Hi Marika. My guess is that the Ringwraiths theme in this climactic scene foreshadows the second film’s reveal that Azog is conspiring with Sauron, who is disguised as the Necromancer. Perhaps there is a parallel being drawn between the Ringwraiths relationship to Sauron, and that of Azog to Sauron – both are in the latter’s service. And the use of a “bad guy’s” theme for this moment may suggest that Azog is in control in this assault from Thorin. (Put another way, we don’t hear the heroes’ Misty Mountain theme until the team returns to successfully fight off Azog and his band.) All this is a little abstract, to be sure.

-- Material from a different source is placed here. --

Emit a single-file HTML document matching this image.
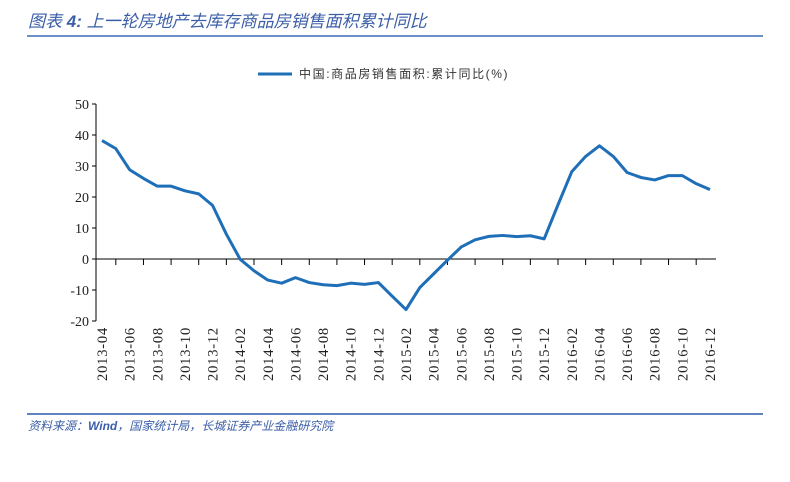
<!DOCTYPE html>
<html><head><meta charset="utf-8"><style>
body{margin:0;background:#fff;width:790px;height:477px;overflow:hidden;font-family:"Liberation Sans","Noto Sans CJK SC",sans-serif}
</style></head><body>
<svg width="790" height="477" xmlns="http://www.w3.org/2000/svg">
<text x="28" y="27" font-size="17" font-style="italic" fill="#3b5ea8" font-family="'Liberation Sans','Noto Sans CJK SC',sans-serif">图表 <tspan font-weight="bold">4:</tspan> 上一轮房地产去库存商品房销售面积累计同比</text>
<line x1="27" y1="36" x2="763" y2="36" stroke="#6f8fc9" stroke-width="2"/>
<g>
<line x1="258" y1="74" x2="292" y2="74" stroke="#1f6fb8" stroke-width="3"/>
<text x="299" y="78" font-size="12" fill="#333" letter-spacing="1.6">中国:商品房销售面积:累计同比(%)</text>
</g>
<g id="axes"></g>
<g id="series"></g>
<line x1="27" y1="414" x2="763" y2="414" stroke="#2c5aa8" stroke-width="1.5"/>
<text x="28" y="430" font-size="12" font-style="italic" fill="#3b5ea8">资料来源：<tspan font-weight="bold">Wind</tspan>，国家统计局，长城证券产业金融研究院</text>
</svg>
<script>
const categories=["2013-04","2013-05","2013-06","2013-07","2013-08","2013-09","2013-10","2013-11","2013-12","2014-01","2014-02","2014-03","2014-04","2014-05","2014-06","2014-07","2014-08","2014-09","2014-10","2014-11","2014-12","2015-01","2015-02","2015-03","2015-04","2015-05","2015-06","2015-07","2015-08","2015-09","2015-10","2015-11","2015-12","2016-01","2016-02","2016-03","2016-04","2016-05","2016-06","2016-07","2016-08","2016-09","2016-10","2016-11","2016-12"];
const values=[38.2,35.6,28.8,26,23.5,23.5,22,21,17.3,8,-0.1,-3.8,-6.8,-7.8,-6,-7.6,-8.3,-8.6,-7.8,-8.2,-7.6,-12,-16.3,-9.2,-4.8,-0.4,3.9,6.2,7.3,7.6,7.2,7.5,6.5,17.5,28.2,33.1,36.5,33.1,27.9,26.3,25.5,26.9,26.9,24.3,22.4];
const yTicks=[50,40,30,20,10,0,-10,-20];
const NS="http://www.w3.org/2000/svg";
const x0=102,x1=710,yTop=104,yBot=321,vMax=50,vMin=-20,axisX=96;
const xs=i=>x0+(x1-x0)*i/(categories.length-1);
const ys=v=>yTop+(vMax-v)*(yBot-yTop)/(vMax-vMin);
const ax=document.getElementById('axes'),se=document.getElementById('series');
function mk(t,a,p){const e=document.createElementNS(NS,t);for(const k in a)e.setAttribute(k,a[k]);p.appendChild(e);return e;}
const yl=mk('line',{x1:axisX,y1:yTop,x2:axisX,y2:yBot,stroke:'#000'},ax);


yTicks.forEach(v=>{
 mk('line',{x1:axisX-4,y1:ys(v),x2:axisX,y2:ys(v),stroke:'#000'},ax);
 const t=mk('text',{x:axisX-7,y:ys(v)+5,'font-size':14,'text-anchor':'end',fill:'#222','font-family':'Liberation Serif,serif',transform:`scale(1,1)`},ax);
 t.textContent=v;
 
 
});
const xl=mk('line',{x1:axisX,y1:ys(0),x2:716,y2:ys(0),stroke:'#000'},ax);


categories.forEach((c,i)=>{
 if(i%2===1) mk('line',{x1:xs(i),y1:ys(0),x2:xs(i),y2:ys(0)+6,stroke:'#000'},ax);
 if(i%2===0){
  const x=xs(i)+5,y=327;
  const t=mk('text',{x:x,y:y,'font-size':14.5,'text-anchor':'end',fill:'#222','font-family':'Liberation Serif,serif','letter-spacing':'0.8',transform:`rotate(-90 ${x} ${y})`},ax);
  t.textContent=c;
  
  
 }
});
const p=mk('polyline',{points:values.map((v,i)=>xs(i)+','+ys(v)).join(' '),fill:'none',stroke:'#1f6fb8','stroke-width':3,'stroke-linejoin':'round'},se);


</script>
</body></html>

But if we are to believe in a consistency in Shore’s and the filmmaking team’s application of the themes, this is probably the most plausible explanation.
Thanks for your reply!
In the LotR the connections weren’t nearly as abstract as that, and Sauron had his own thematic material. Also, it was a triumphant moment focusing on Thorin confidantly striding down the trunk of the tree. Not a pre/post battle long distance shot for contemplative foreshadowing.
Shore was very consistent in the LotR in not only themes but how they are presented and manipulated. And I did believe in his consistency, heck that was the only reason I went to see The Hobbit, but after what I can only assume was a bout of lazy cut and pasting that threw my uni essays praising his consistency to the wind, I was sorely disapointed.
Hey. Great Website I love it.
I have a question : is there some place that i can learn these music characteristics like a theme that is Dark or Mystic or Happy. (I understand the Major Minor feelings) and are these Tonal music ? or Modal and Atonal ?
I’m a classical composer myself but in classic we don’t have these feelings or I don’t know about them.
This is Spectral and Minimal music combined and orchestrated if i’m correct.
My goal is to achieve high places in Classical and Film music but I don’t know where to read about Film music.